While there are many variants of NB model, the most common one is NB2 model proposed by Cameron and Trivedi (1966) with probability function

f(Y_i | X_i) = Gamma(Y_i + 1/α) / [Gamma(Y_i + 1) * Gamma(1/α)] * [(1/α) / (1/α + λ_i)] ^ (1/α) * [λ_i / (1/α + λ_i)], where α is the dispersion parameter

For NB2 model, its conditional mean E(Y_i | X_i) is still λ_i, while its variance Var(Y_i | X_i) becomes λ_i + α * λ_i ^ 2. Since both λ_i > 0 and α > 0, the variance must exceed the mean and therefore the issue of Over-Dispersion has been addressed.

A major limitation of standard count data models, such as Poisson and Negative Binomial, is that the data is assumed to be generated by a single process. However, in many cases, it might be more appropriate to assume that the data is governed by two or more processes. For instance, it is believed that risk drivers of the first-time delinquent account might be very different from the ones of an account who had been delinquent for multiple times. From the business standpoint, the assumption of multiple processes is particularly attractive in that it provides the potential to segment the portfolio into two or more sub-groups based upon their delinquent pattern and loan characteristics.

Known as the two-part model, Hurdle Poisson model assumes that count outcomes come from two systematically different processes, a Binomial distribution determining the probability of zero counts and a Truncated-at-Zero Poisson governing positive outcomes. The probability function can be expressed as

for Y_i = 0, f(Y_i | X_i) = θ_i, where θ_i = Prob(Y_i = 0)

for Y_i > 0, f(Y_i | X_i) = (1 – θ_i) * exp(-λ_i) * λ_i ^ Y_i / {[1 – exp(-λ_i)] * Y_i!}, where λ_i = exp(X_i`B)

In the modeling framework, the first process can be analyzed by a logistic regression and the second can be reflected by a Truncated-at-Zero Poisson model.
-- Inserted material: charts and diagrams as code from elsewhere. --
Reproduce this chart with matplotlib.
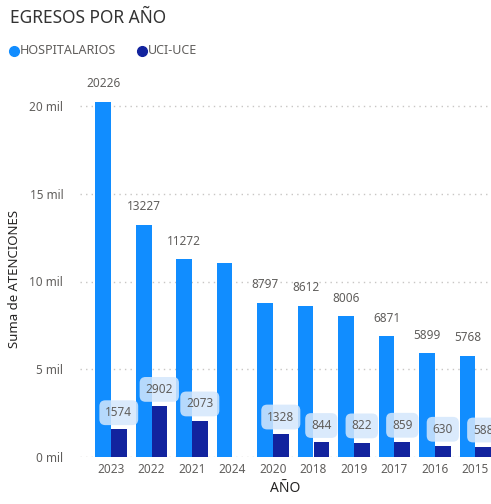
import matplotlib
matplotlib.use("Agg")
import matplotlib.pyplot as plt
import numpy as np
from matplotlib.lines import Line2D

years = ["2023", "2022", "2021", "2024", "2020", "2018", "2019", "2017", "2016", "2015"]
hospitalarios = [20226, 13227, 11272, 11050, 8797, 8612, 8006, 6871, 5899, 5768]
hosp_label_shown = [True, True, True, False, True, True, True, True, True, True]
uci_uce = [1574, 2902, 2073, None, 1328, 844, 822, 859, 630, 588]
y_ticks = [0, 5000, 10000, 15000, 20000]
y_tick_labels = ["0 mil", "5 mil", "10 mil", "15 mil", "20 mil"]

C_HOSP = "#118DFF"
C_UCI = "#12239E"
GREY = "#605E5C"

plt.rcParams['font.family'] = ['Noto Sans', 'DejaVu Sans']

W, H = 491, 504
fig = plt.figure(figsize=(W / 100, H / 100), dpi=100)
ax_l, ax_r, ax_b, ax_t = 80, 491, 457, 100
ax = fig.add_axes([ax_l / W, (H - ax_b) / H, (ax_r - ax_l) / W, (ax_b - ax_t) / H])

x = np.arange(len(years))
bw = 0.385
ax.bar(x - bw / 2, hospitalarios, width=bw, color=C_HOSP, zorder=3)
uci_vals = [v if v is not None else 0 for v in uci_uce]
ax.bar(x + bw / 2, uci_vals, width=bw, color=C_UCI, zorder=3)

ylim_top = (ax_b - ax_t) / 351 * 20000
ax.set_ylim(0, ylim_top)
ax.set_xlim((ax_l - 111) / 40.5, (ax_r - 111) / 40.5)

for i, v in enumerate(hospitalarios):
    if hosp_label_shown[i]:
        ax.annotate(str(v), (x[i] - bw / 2, v), xytext=(0, 13), textcoords="offset points",
                    ha="center", va="center", fontsize=8.5, color=GREY, annotation_clip=False)
for i, v in enumerate(uci_uce):
    if v is None:
        continue
    ax.annotate(str(v), (x[i] + bw / 2, v), xytext=(0, 12), textcoords="offset points",
                ha="center", va="center", fontsize=8.5, color=GREY, zorder=5,
                annotation_clip=False,
                bbox=dict(boxstyle="round,pad=0.5,rounding_size=0.5", fc="#D4E7FC", ec="none", alpha=0.85))

ax.set_yticks(y_ticks)
ax.set_yticklabels(y_tick_labels)
ax.set_xticks(x)
ax.set_xticklabels(years)
ax.tick_params(axis="both", length=0, labelsize=8.5, colors=GREY)
ax.tick_params(axis="y", pad=12)
ax.tick_params(axis="x", pad=4)
ax.grid(axis="y", linestyle=(0, (1, 3)), color="#C8C6C4", linewidth=1, zorder=0)
for s in ax.spines.values():
    s.set_visible(False)

ax.set_xlabel("AÑO", fontsize=10, color="#252423", labelpad=4)
ax.set_ylabel("Suma de ATENCIONES", fontsize=9.5, color="#252423", labelpad=6)

fig.text(10 / W, 1 - 18 / H, "EGRESOS POR AÑO", fontsize=12.5, color="#333333", va="center", ha="left")
# legend
fig.add_artist(Line2D([14 / W], [1 - 51 / H], marker="o", color=C_HOSP, markersize=7, linestyle="none"))
fig.text(20 / W, 1 - 51 / H, "HOSPITALARIOS", fontsize=9, color=GREY, va="center", ha="left")
fig.add_artist(Line2D([142 / W], [1 - 51 / H], marker="o", color=C_UCI, markersize=7, linestyle="none"))
fig.text(148 / W, 1 - 51 / H, "UCI-UCE", fontsize=9, color=GREY, va="center", ha="left")

fig.savefig("out.png", dpi=100)
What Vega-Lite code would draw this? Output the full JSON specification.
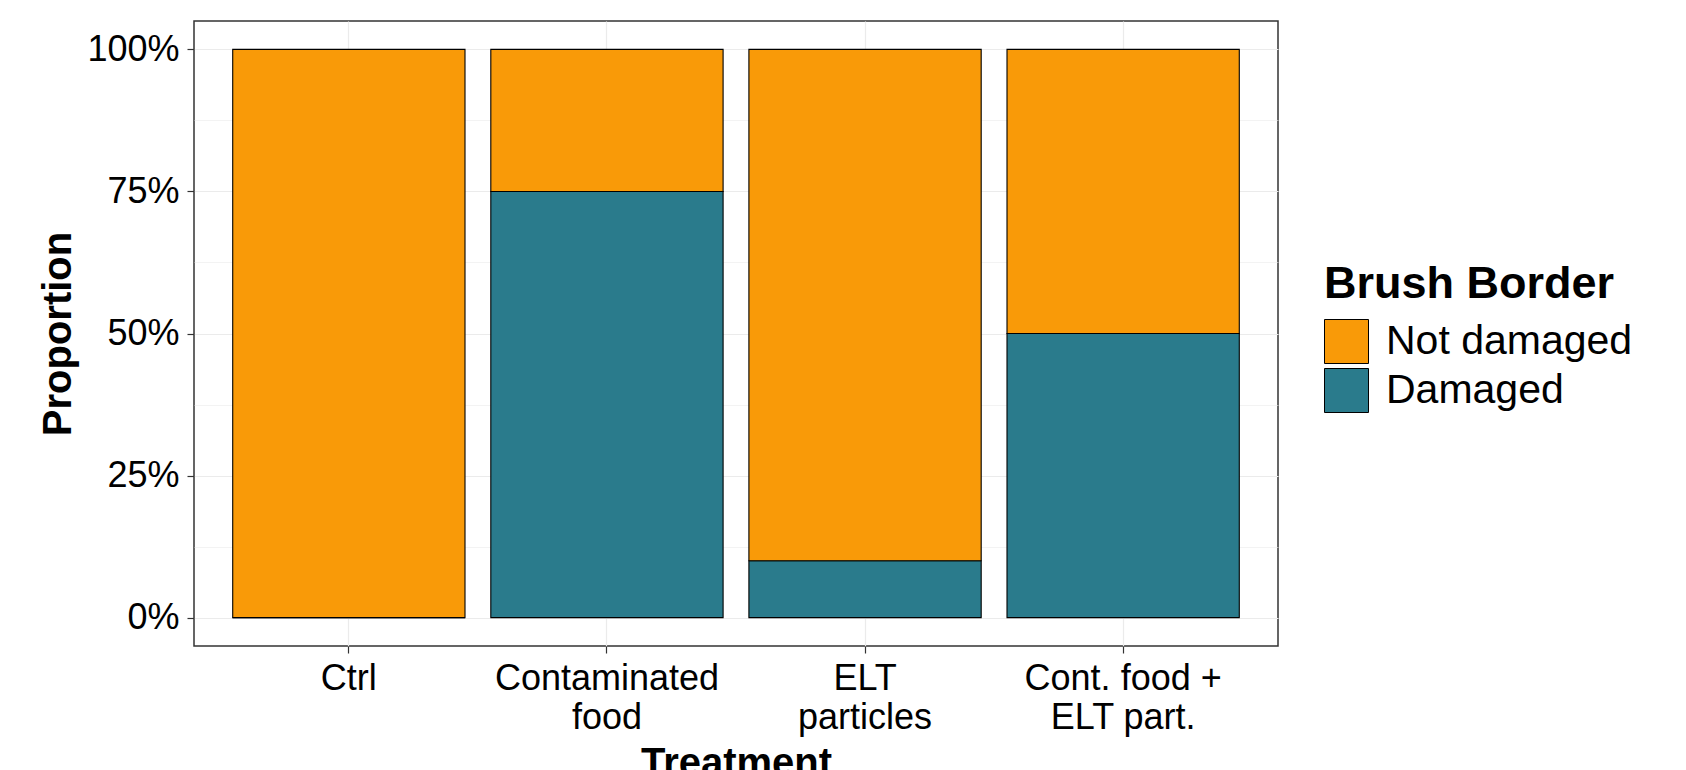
{
  "$schema": "https://vega.github.io/schema/vega-lite/v6.json",
  "width": 1084,
  "height": 625,
  "autosize": {"type": "none"},
  "padding": {"left": 194, "top": 21, "right": 408, "bottom": 124},
  "background": "white",
  "config": {
    "font": "Liberation Sans",
    "view": {"stroke": "#333333", "strokeWidth": 1.5}
  },
  "data": {
    "values": [
      {"Treatment": "Ctrl", "BrushBorder": "Damaged", "Proportion": 0.0, "Rank": 1},
      {"Treatment": "Ctrl", "BrushBorder": "Not damaged", "Proportion": 1.0, "Rank": 2},
      {"Treatment": "Contaminated food", "BrushBorder": "Damaged", "Proportion": 0.75, "Rank": 1},
      {"Treatment": "Contaminated food", "BrushBorder": "Not damaged", "Proportion": 0.25, "Rank": 2},
      {"Treatment": "ELT particles", "BrushBorder": "Damaged", "Proportion": 0.1, "Rank": 1},
      {"Treatment": "ELT particles", "BrushBorder": "Not damaged", "Proportion": 0.9, "Rank": 2},
      {"Treatment": "Cont. food + ELT part.", "BrushBorder": "Damaged", "Proportion": 0.5, "Rank": 1},
      {"Treatment": "Cont. food + ELT part.", "BrushBorder": "Not damaged", "Proportion": 0.5, "Rank": 2}
    ]
  },
  "mark": {"type": "bar", "stroke": "black", "strokeWidth": 1.1},
  "encoding": {
    "x": {
      "field": "Treatment",
      "type": "nominal",
      "sort": ["Ctrl", "Contaminated food", "ELT particles", "Cont. food + ELT part."],
      "scale": {"paddingInner": 0.1, "paddingOuter": 0.15},
      "axis": {
        "title": "Treatment",
        "titleFontSize": 40,
        "titleFontWeight": "bold",
        "titleColor": "black",
        "titlePadding": 8,
        "labelAngle": 0,
        "labelFontSize": 36,
        "labelColor": "black",
        "labelLineHeight": 39,
        "labelPadding": 8,
        "labelLimit": 400,
        "labelExpr": "datum.label == 'Contaminated food' ? ['Contaminated', 'food'] : datum.label == 'ELT particles' ? ['ELT', 'particles'] : datum.label == 'Cont. food + ELT part.' ? ['Cont. food +', 'ELT part.'] : datum.label",
        "domain": false,
        "grid": true,
        "gridColor": "#EBEBEB",
        "gridWidth": 1.2,
        "tickColor": "#333333",
        "tickSize": 7,
        "tickWidth": 1.2
      }
    },
    "y": {
      "field": "Proportion",
      "type": "quantitative",
      "stack": "zero",
      "scale": {"domain": [-0.05, 1.05], "nice": false, "zero": false},
      "axis": {
        "title": "Proportion",
        "titleFontSize": 40,
        "titleFontWeight": "bold",
        "titleColor": "black",
        "titlePadding": 8,
        "values": [0, 0.125, 0.25, 0.375, 0.5, 0.625, 0.75, 0.875, 1],
        "labelExpr": "datum.value * 4 == round(datum.value * 4) ? format(datum.value, '.0%') : ''",
        "labelFontSize": 36,
        "labelColor": "black",
        "labelPadding": 8,
        "domain": false,
        "grid": true,
        "gridColor": "#EBEBEB",
        "gridWidth": {"condition": {"test": "datum.value * 4 != round(datum.value * 4)", "value": 0.6}, "value": 1.2},
        "tickColor": "#333333",
        "tickOpacity": {"condition": {"test": "datum.value * 4 != round(datum.value * 4)", "value": 0}, "value": 1},
        "tickSize": 7,
        "tickWidth": 1.2
      }
    },
    "color": {
      "field": "BrushBorder",
      "type": "nominal",
      "scale": {"domain": ["Not damaged", "Damaged"], "range": ["#F99A08", "#2A7B8C"]},
      "legend": {
        "title": "Brush Border",
        "orient": "none",
        "legendX": 1130,
        "legendY": 241,
        "titleFontSize": 45,
        "titleFontWeight": "bold",
        "titleColor": "black",
        "titlePadding": 12,
        "titleLimit": 500,
        "labelFontSize": 41,
        "labelColor": "black",
        "labelLimit": 500,
        "labelOffset": 17,
        "symbolType": "square",
        "symbolSize": 1936,
        "symbolStrokeColor": "black",
        "symbolStrokeWidth": 1,
        "symbolOpacity": 1,
        "rowPadding": 0,
        "padding": 0
      }
    },
    "order": {"field": "Rank", "type": "quantitative"}
  }
}
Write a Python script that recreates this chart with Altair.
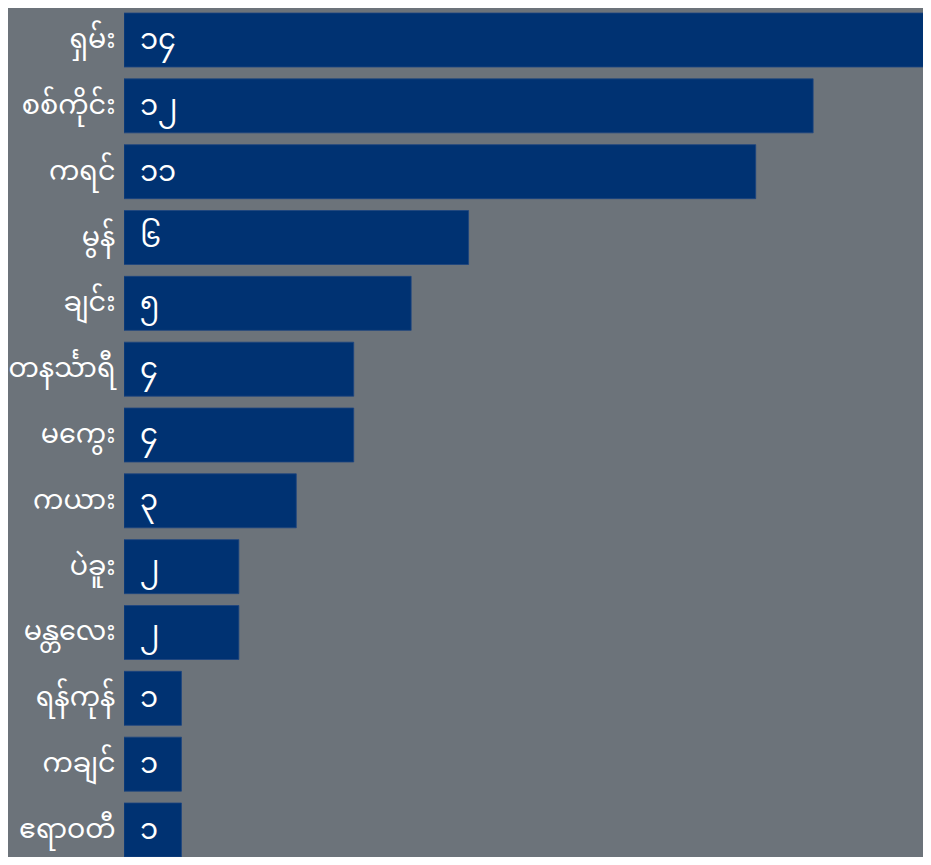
import altair as alt
import pandas as pd

regions = ["ရှမ်း", "စစ်ကိုင်း", "ကရင်", "မွန်", "ချင်း", "တနင်္သာရီ", "မကွေး",
           "ကယား", "ပဲခူး", "မန္တလေး", "ရန်ကုန်", "ကချင်", "ဧရာဝတီ"]
counts = [14, 12, 11, 6, 5, 4, 4, 3, 2, 2, 1, 1, 1]

digits = str.maketrans("0123456789", "၀၁၂၃၄၅၆၇၈၉")
df = pd.DataFrame({
    "region": regions,
    "count": counts,
    "label": [str(c).translate(digits) for c in counts],
})

FONT = "Noto Sans Myanmar, Noto Sans, sans-serif"
BG = "#6c737a"
BAR = "#003272"

y_enc = alt.Y(
    "region:N",
    sort=regions,
    scale=alt.Scale(range=[-0.9, 854.9], paddingInner=0.18, paddingOuter=0.09),
    axis=alt.Axis(title=None, ticks=False, domain=False, labelColor="white",
                  labelFont=FONT, labelFontSize=27, labelPadding=9,
                  labelLimit=200),
)
x_scale = alt.Scale(domain=[0, 13.913], nice=False, zero=True)

bars = alt.Chart(df).mark_bar(color=BAR, clip=True, stroke="#1d4580",
                              strokeWidth=0.8).encode(
    x=alt.X("count:Q", scale=x_scale, axis=None),
    y=y_enc,
)

texts = alt.Chart(df).mark_text(align="left", baseline="middle", dx=16, dy=0,
                                color="white", font=FONT, fontSize=29).encode(
    x=alt.datum(0, scale=x_scale),
    y=alt.Y("region:N", sort=regions),
    text="label:N",
)

chart = alt.layer(bars, texts).properties(
    width=799, height=849,
    autosize=alt.AutoSizeParams(type="none"),
    padding={"left": 116, "top": 0, "right": 0, "bottom": 0},
    background=BG,
).configure_view(strokeWidth=0)

chart.save("out.html", embed_options={"renderer": "svg", "actions": False})
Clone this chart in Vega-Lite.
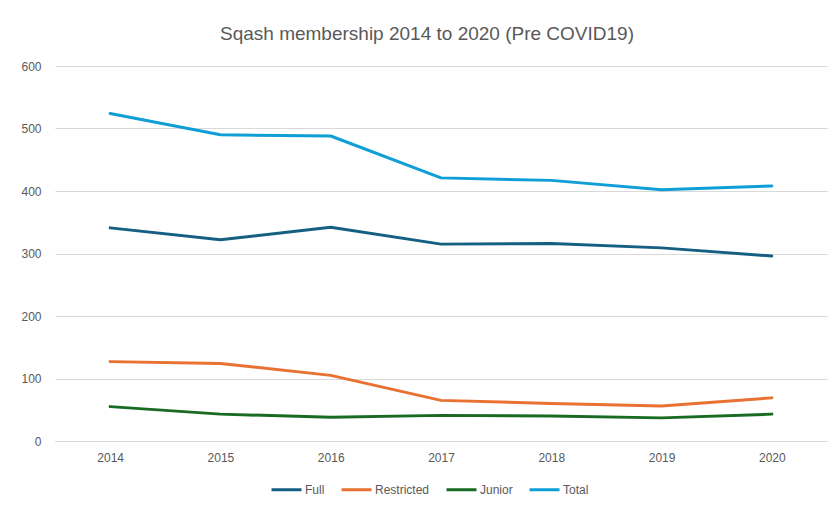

An advantage of Hurdle Model is that it is so flexible as to effectively model both Over-Dispersed data with too many zeroes and Under-Dispersed data with too few zeroes.

Alike to Hurdle model, Zero-Inflated Poisson (ZIP) model is another way to model count outcomes with excess zeroes under the assumption of two components. However, it is slightly different from Hurdle model in the sense that zero outcomes are assumed to come from two different sources, one generating only zero outcomes and the other generating both zero and nonzero outcomes. Specifically, a Binomial distribution decides if an individual is from the Always-Zero or the Not-Always-Zero group and then a standard Poisson distribution describes counts in the Not-always-zero group. The probability function of ZIP model is given as

for Y_i = 0, f(Y_i | X_i) = ω_i + (1 + ω_i) * exp(-λ_i), where ω_i = Prob[Y_i ~ Poisson(λ_i)]

for Y_i > 0, f(Y_i | X_i) = (1 – ω_i) * exp(-λ_i) * λ_i ^ Y_i / Y_i!

With the similar idea to Hurdle model, ZIP model can be represented jointly by two different sub-models as well. A logistic regression is used to separate the Always-Zero group from the Not-Always-Zero group and a basic Poisson model is applied to individuals in the Not-Always-Zero group. From a business prospective, ZIP Model describes an important fact that some not-at-risk accounts are well established such that they will never have financial problems, while the other at-risk ones might have chances to get into troubles during the tough time. Therefore, risk exposures and underlying matrices for accounts with same outcomes at zero count might still be differentiable.

In practice, a sharp dichotomization between at-risk group and not-at-risk group might not be realistic. Even a customer with the good financial condition might be exposed to risks in a certain situation. Therefore, it might make sense to split the whole portfolio into a couple segments with different levels of risk-exposure. A Latent Class Poisson model provides such mechanism by assuming that the population of interest is actually a mixture of S > 1 latent (unobservable) components and each individual is considered a draw from one of these latent groups. The probability function of a Latent Class Poisson model with S = 2 classes can be obtained as

F(Y_i | X_i) = P1_i * exp(-λ1_i) * λ1_i ^ Y_i / Y_i! + P2_i * exp(-λ2_i) * λ2_i ^ Y_i / Y_i!, where P1_i + P2_i = 1

Each latent component in the mixture is assumed to have a different parameter λ_i, which will account for the unobserved heterogeneity in the population. For instance, in the case of S = 2, a portfolio is assumed a mixture between a high risk group and a low risk one. Impacts of predictors are allowed to differ across different latent groups, providing a possibility of more informative and flexible interpretations.

Besides models discussed above, it is also worth to point out that the discrete choice model, such as Logit or Probit, has also been widely used to model count outcomes as well. However, such discrete choice model needs to be based upon sequential or ordered instead of multinomial response, namely ordered Logit.